> WRITTEN EXERCISE
The data below should be printed in full, exactly, and without any of its images.

> DATA PROVIDED

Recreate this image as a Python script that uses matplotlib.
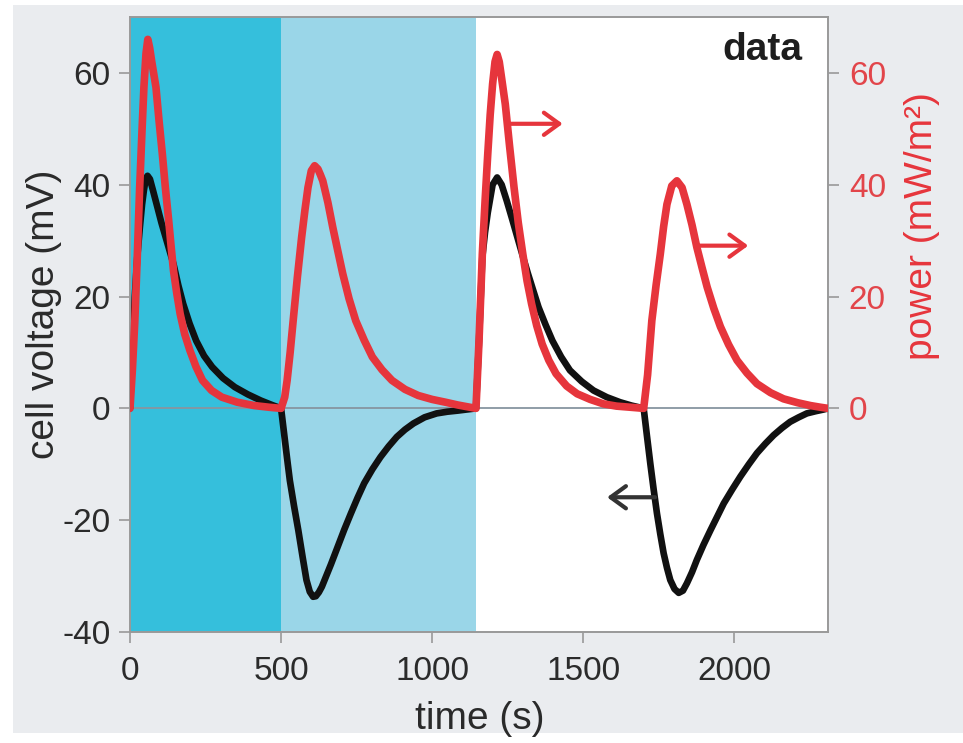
import matplotlib
matplotlib.use("Agg")
import matplotlib.pyplot as plt
from matplotlib.patches import Rectangle

plt.rcParams['font.family'] = ['Liberation Sans', 'DejaVu Sans']
plt.rcParams['axes.unicode_minus'] = False

# cell voltage trace (mV) vs time (s)
time_volt = [0, 8, 16, 24, 32, 40, 46, 52, 58, 66, 76, 91, 104, 118, 131, 144, 160, 176, 197, 219,
             245, 272, 308, 347, 390, 433, 470, 500,
             510, 520, 529, 543, 557, 571, 584, 595, 606, 615, 625, 635, 644, 665, 687, 709, 731,
             753, 775, 802, 829, 856, 883, 910, 938, 975, 1015, 1050, 1085, 1115, 1145,
             1155, 1166, 1175, 1184, 1200, 1215, 1230, 1247, 1265, 1282, 1300, 1317, 1335, 1352,
             1375, 1398, 1427, 1456, 1495, 1534, 1578, 1622, 1660, 1700,
             1711, 1722, 1733, 1744, 1755, 1766, 1777, 1788, 1802, 1816, 1830, 1843, 1860, 1876,
             1898, 1921, 1943, 1965, 1993, 2020, 2048, 2075, 2103, 2130, 2158, 2185, 2213, 2240,
             2270, 2296, 2310]
cell_voltage = [0, 10, 20, 27, 32, 36.5, 39, 41, 41.6, 41, 39, 35.9, 33.2, 30.6, 28.2, 25.8, 22, 18.7,
                15.2, 12.1, 9.4, 7.4, 5.4, 3.8, 2.5, 1.4, 0.6, 0,
                -4.5, -9, -12.9, -17.5, -21.8, -26.5, -30.7, -32.8, -33.7, -33.6, -32.9, -31.9, -30.7,
                -27.9, -24.8, -21.7, -18.8, -16, -13.4, -10.9, -8.7, -6.8, -5.1, -3.8, -2.7, -1.6,
                -0.9, -0.6, -0.4, -0.2, 0,
                12, 27, 31.5, 35, 40, 41.3, 40, 37.1, 33.8, 30.6, 27.2, 24.1, 21, 18.1, 15, 12.1,
                9.2, 6.8, 4.8, 3.2, 2.0, 1.1, 0.5, 0,
                -5, -9.9, -14.5, -18.8, -22.5, -25.9, -28.5, -30.7, -32.3, -33.0, -32.6, -31.3,
                -29.3, -27.1, -24.4, -21.8, -19.4, -17.0, -14.5, -12.2, -10, -8.0, -6.3, -4.8,
                -3.5, -2.4, -1.6, -0.9, -0.5, -0.2, 0]

# power density trace (mW/m2) vs time (s)
time_power = [0, 8, 16, 24, 32, 40, 46, 53, 59, 65, 72, 86, 96, 107, 117, 128, 136, 144, 155, 166,
              181, 198, 218, 240, 270, 304, 355, 411, 460, 500,
              512, 520, 530, 540, 554, 568, 579, 589, 600, 611, 622, 630, 638, 655, 671, 688, 704,
              725, 747, 775, 802, 834, 867, 910, 954, 1000, 1044, 1085, 1125, 1145,
              1155, 1166, 1175, 1184, 1192, 1200, 1208, 1215, 1222, 1230, 1242, 1256, 1271, 1285,
              1300, 1314, 1329, 1346, 1364, 1386, 1410, 1445, 1480, 1523, 1567, 1610, 1656, 1700,
              1713, 1727, 1741, 1755, 1766, 1777, 1793, 1810, 1827, 1843, 1860, 1876, 1893, 1910,
              1932, 1954, 1981, 2009, 2042, 2075, 2120, 2163, 2210, 2252, 2285, 2310]
power = [0, 7, 15.7, 27, 39.5, 50, 57.4, 63.5, 66, 64.5, 62, 57.4, 51.5, 45.5, 39.5, 33.6, 29, 24.6,
         20.5, 16.9, 13.3, 10.4, 7.5, 5.0, 3.2, 2.0, 1.1, 0.5, 0.2, 0,
         2, 5, 10, 15.7, 23.5, 30.6, 35.5, 39.5, 42.5, 43.4, 42.8, 41.8, 40.7, 36.8, 32.4, 28.1,
         24.1, 19.6, 15.7, 12.2, 9.2, 6.9, 5.0, 3.4, 2.3, 1.6, 1.1, 0.6, 0.2, 0,
         12, 27.6, 37, 45.5, 52.5, 58, 62, 63.3, 62, 59, 54.4, 47, 39.5, 33.2, 27.6, 22.8, 18.7,
         14.8, 11.5, 8.6, 6.2, 4.0, 2.6, 1.6, 0.8, 0.4, 0.2, 0,
         6, 15.7, 22, 27.6, 32.5, 36.5, 39.8, 40.7, 39.5, 36.5, 32.8, 28.8, 25.2, 21.7, 17.9,
         14.6, 11.4, 8.6, 6.3, 4.4, 2.8, 1.7, 1.0, 0.5, 0.2, 0]

# shaded phases (s)
phase_edges = [0, 500, 1145]

red = '#e6353c'
grey = '#999999'

fig = plt.figure(figsize=(9.63, 7.43), dpi=100)
fig.patches.append(Rectangle((13 / 963, 10 / 743), 950 / 963, 728 / 743,
                             transform=fig.transFigure, facecolor='#eaecef',
                             edgecolor='none', zorder=-10))

ax = fig.add_axes([130 / 963, 1 - 632 / 743, 698 / 963, 615 / 743])
ax.axvspan(phase_edges[0], phase_edges[1], color='#35bfdc', lw=0, zorder=0)
ax.axvspan(phase_edges[1], phase_edges[2], color='#9ad6e8', lw=0, zorder=0)
ax.axhline(0, color='#8795a0', lw=1.3, zorder=1)
ax.plot(time_volt, cell_voltage, color='#111111', lw=4.8,
        solid_joinstyle='round', solid_capstyle='round', zorder=2)

ax.set_xlim(0, 2310)
ax.set_ylim(-40, 70)
ax.set_xticks([0, 500, 1000, 1500, 2000])
ax.set_yticks([-40, -20, 0, 20, 40, 60])
ax.tick_params(axis='x', direction='out', length=8, width=1.2, color=grey,
               labelsize=24, labelcolor='#2b2b2b', pad=9)
ax.tick_params(axis='y', direction='out', length=8, width=1.2, color=grey,
               labelsize=24, labelcolor='#2b2b2b', pad=6)
ax.set_xlabel('time (s)', fontsize=28, color='#2a2a2a')
ax.set_ylabel('cell voltage (mV)', fontsize=28, color='#2a2a2a')
ax.xaxis.set_label_coords(0.501, -0.113)
ax.yaxis.set_label_coords(-0.097, 0.517)
ax.text(0.964, 0.976, 'data', transform=ax.transAxes, ha='right', va='top',
        fontsize=28, fontweight='bold', color='#1e1e1e')

ax2 = ax.twinx()
ax2.plot(time_power, power, color=red, lw=5.5,
         solid_joinstyle='round', solid_capstyle='round', zorder=3)
ax2.set_ylim(-40, 70)
ax2.set_yticks([0, 20, 40, 60])
ax2.tick_params(axis='y', direction='out', length=8, width=1.2, color=grey,
                labelsize=24, labelcolor='#e2454a', pad=7)
ax2.set_ylabel('power (mW/m²)', fontsize=28, color=red)
ax2.yaxis.set_label_coords(1.109, 0.660)

for a in (ax, ax2):
    for s in a.spines.values():
        s.set_color(grey)
        s.set_linewidth(1.2)

# arrows pointing at the axis each trace belongs to
arrow_style = '->,head_length=0.55,head_width=0.4'
ax2.annotate('', xy=(1432, 50.9), xytext=(1248, 50.9),
             arrowprops=dict(arrowstyle=arrow_style, color=red, lw=3,
                             mutation_scale=20, shrinkA=0, shrinkB=0))
ax2.annotate('', xy=(2046, 29.1), xytext=(1877, 29.1),
             arrowprops=dict(arrowstyle=arrow_style, color=red, lw=3,
                             mutation_scale=20, shrinkA=0, shrinkB=0))
ax2.annotate('', xy=(1579, -15.9), xytext=(1738, -15.9),
             arrowprops=dict(arrowstyle=arrow_style, color='#333333', lw=3,
                             mutation_scale=20, shrinkA=0, shrinkB=0))

fig.savefig('out.png', dpi=100)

> FULL OUTPUT
Recreate this image as a Python script that uses matplotlib.
import matplotlib
matplotlib.use("Agg")
import matplotlib.pyplot as plt
from matplotlib.patches import Rectangle

plt.rcParams['font.family'] = ['Liberation Sans', 'DejaVu Sans']
plt.rcParams['axes.unicode_minus'] = False

# cell voltage trace (mV) vs time (s)
time_volt = [0, 8, 16, 24, 32, 40, 46, 52, 58, 66, 76, 91, 104, 118, 131, 144, 160, 176, 197, 219,
             245, 272, 308, 347, 390, 433, 470, 500,
             510, 520, 529, 543, 557, 571, 584, 595, 606, 615, 625, 635, 644, 665, 687, 709, 731,
             753, 775, 802, 829, 856, 883, 910, 938, 975, 1015, 1050, 1085, 1115, 1145,
             1155, 1166, 1175, 1184, 1200, 1215, 1230, 1247, 1265, 1282, 1300, 1317, 1335, 1352,
             1375, 1398, 1427, 1456, 1495, 1534, 1578, 1622, 1660, 1700,
             1711, 1722, 1733, 1744, 1755, 1766, 1777, 1788, 1802, 1816, 1830, 1843, 1860, 1876,
             1898, 1921, 1943, 1965, 1993, 2020, 2048, 2075, 2103, 2130, 2158, 2185, 2213, 2240,
             2270, 2296, 2310]
cell_voltage = [0, 10, 20, 27, 32, 36.5, 39, 41, 41.6, 41, 39, 35.9, 33.2, 30.6, 28.2, 25.8, 22, 18.7,
                15.2, 12.1, 9.4, 7.4, 5.4, 3.8, 2.5, 1.4, 0.6, 0,
                -4.5, -9, -12.9, -17.5, -21.8, -26.5, -30.7, -32.8, -33.7, -33.6, -32.9, -31.9, -30.7,
                -27.9, -24.8, -21.7, -18.8, -16, -13.4, -10.9, -8.7, -6.8, -5.1, -3.8, -2.7, -1.6,
                -0.9, -0.6, -0.4, -0.2, 0,
                12, 27, 31.5, 35, 40, 41.3, 40, 37.1, 33.8, 30.6, 27.2, 24.1, 21, 18.1, 15, 12.1,
                9.2, 6.8, 4.8, 3.2, 2.0, 1.1, 0.5, 0,
                -5, -9.9, -14.5, -18.8, -22.5, -25.9, -28.5, -30.7, -32.3, -33.0, -32.6, -31.3,
                -29.3, -27.1, -24.4, -21.8, -19.4, -17.0, -14.5, -12.2, -10, -8.0, -6.3, -4.8,
                -3.5, -2.4, -1.6, -0.9, -0.5, -0.2, 0]

# power density trace (mW/m2) vs time (s)
time_power = [0, 8, 16, 24, 32, 40, 46, 53, 59, 65, 72, 86, 96, 107, 117, 128, 136, 144, 155, 166,
              181, 198, 218, 240, 270, 304, 355, 411, 460, 500,
              512, 520, 530, 540, 554, 568, 579, 589, 600, 611, 622, 630, 638, 655, 671, 688, 704,
              725, 747, 775, 802, 834, 867, 910, 954, 1000, 1044, 1085, 1125, 1145,
              1155, 1166, 1175, 1184, 1192, 1200, 1208, 1215, 1222, 1230, 1242, 1256, 1271, 1285,
              1300, 1314, 1329, 1346, 1364, 1386, 1410, 1445, 1480, 1523, 1567, 1610, 1656, 1700,
              1713, 1727, 1741, 1755, 1766, 1777, 1793, 1810, 1827, 1843, 1860, 1876, 1893, 1910,
              1932, 1954, 1981, 2009, 2042, 2075, 2120, 2163, 2210, 2252, 2285, 2310]
power = [0, 7, 15.7, 27, 39.5, 50, 57.4, 63.5, 66, 64.5, 62, 57.4, 51.5, 45.5, 39.5, 33.6, 29, 24.6,
         20.5, 16.9, 13.3, 10.4, 7.5, 5.0, 3.2, 2.0, 1.1, 0.5, 0.2, 0,
         2, 5, 10, 15.7, 23.5, 30.6, 35.5, 39.5, 42.5, 43.4, 42.8, 41.8, 40.7, 36.8, 32.4, 28.1,
         24.1, 19.6, 15.7, 12.2, 9.2, 6.9, 5.0, 3.4, 2.3, 1.6, 1.1, 0.6, 0.2, 0,
         12, 27.6, 37, 45.5, 52.5, 58, 62, 63.3, 62, 59, 54.4, 47, 39.5, 33.2, 27.6, 22.8, 18.7,
         14.8, 11.5, 8.6, 6.2, 4.0, 2.6, 1.6, 0.8, 0.4, 0.2, 0,
         6, 15.7, 22, 27.6, 32.5, 36.5, 39.8, 40.7, 39.5, 36.5, 32.8, 28.8, 25.2, 21.7, 17.9,
         14.6, 11.4, 8.6, 6.3, 4.4, 2.8, 1.7, 1.0, 0.5, 0.2, 0]

# shaded phases (s)
phase_edges = [0, 500, 1145]

red = '#e6353c'
grey = '#999999'

fig = plt.figure(figsize=(9.63, 7.43), dpi=100)
fig.patches.append(Rectangle((13 / 963, 10 / 743), 950 / 963, 728 / 743,
                             transform=fig.transFigure, facecolor='#eaecef',
                             edgecolor='none', zorder=-10))

ax = fig.add_axes([130 / 963, 1 - 632 / 743, 698 / 963, 615 / 743])
ax.axvspan(phase_edges[0], phase_edges[1], color='#35bfdc', lw=0, zorder=0)
ax.axvspan(phase_edges[1], phase_edges[2], color='#9ad6e8', lw=0, zorder=0)
ax.axhline(0, color='#8795a0', lw=1.3, zorder=1)
ax.plot(time_volt, cell_voltage, color='#111111', lw=4.8,
        solid_joinstyle='round', solid_capstyle='round', zorder=2)

ax.set_xlim(0, 2310)
ax.set_ylim(-40, 70)
ax.set_xticks([0, 500, 1000, 1500, 2000])
ax.set_yticks([-40, -20, 0, 20, 40, 60])
ax.tick_params(axis='x', direction='out', length=8, width=1.2, color=grey,
               labelsize=24, labelcolor='#2b2b2b', pad=9)
ax.tick_params(axis='y', direction='out', length=8, width=1.2, color=grey,
               labelsize=24, labelcolor='#2b2b2b', pad=6)
ax.set_xlabel('time (s)', fontsize=28, color='#2a2a2a')
ax.set_ylabel('cell voltage (mV)', fontsize=28, color='#2a2a2a')
ax.xaxis.set_label_coords(0.501, -0.113)
ax.yaxis.set_label_coords(-0.097, 0.517)
ax.text(0.964, 0.976, 'data', transform=ax.transAxes, ha='right', va='top',
        fontsize=28, fontweight='bold', color='#1e1e1e')

ax2 = ax.twinx()
ax2.plot(time_power, power, color=red, lw=5.5,
         solid_joinstyle='round', solid_capstyle='round', zorder=3)
ax2.set_ylim(-40, 70)
ax2.set_yticks([0, 20, 40, 60])
ax2.tick_params(axis='y', direction='out', length=8, width=1.2, color=grey,
                labelsize=24, labelcolor='#e2454a', pad=7)
ax2.set_ylabel('power (mW/m²)', fontsize=28, color=red)
ax2.yaxis.set_label_coords(1.109, 0.660)

for a in (ax, ax2):
    for s in a.spines.values():
        s.set_color(grey)
        s.set_linewidth(1.2)

# arrows pointing at the axis each trace belongs to
arrow_style = '->,head_length=0.55,head_width=0.4'
ax2.annotate('', xy=(1432, 50.9), xytext=(1248, 50.9),
             arrowprops=dict(arrowstyle=arrow_style, color=red, lw=3,
                             mutation_scale=20, shrinkA=0, shrinkB=0))
ax2.annotate('', xy=(2046, 29.1), xytext=(1877, 29.1),
             arrowprops=dict(arrowstyle=arrow_style, color=red, lw=3,
                             mutation_scale=20, shrinkA=0, shrinkB=0))
ax2.annotate('', xy=(1579, -15.9), xytext=(1738, -15.9),
             arrowprops=dict(arrowstyle=arrow_style, color='#333333', lw=3,
                             mutation_scale=20, shrinkA=0, shrinkB=0))

fig.savefig('out.png', dpi=100)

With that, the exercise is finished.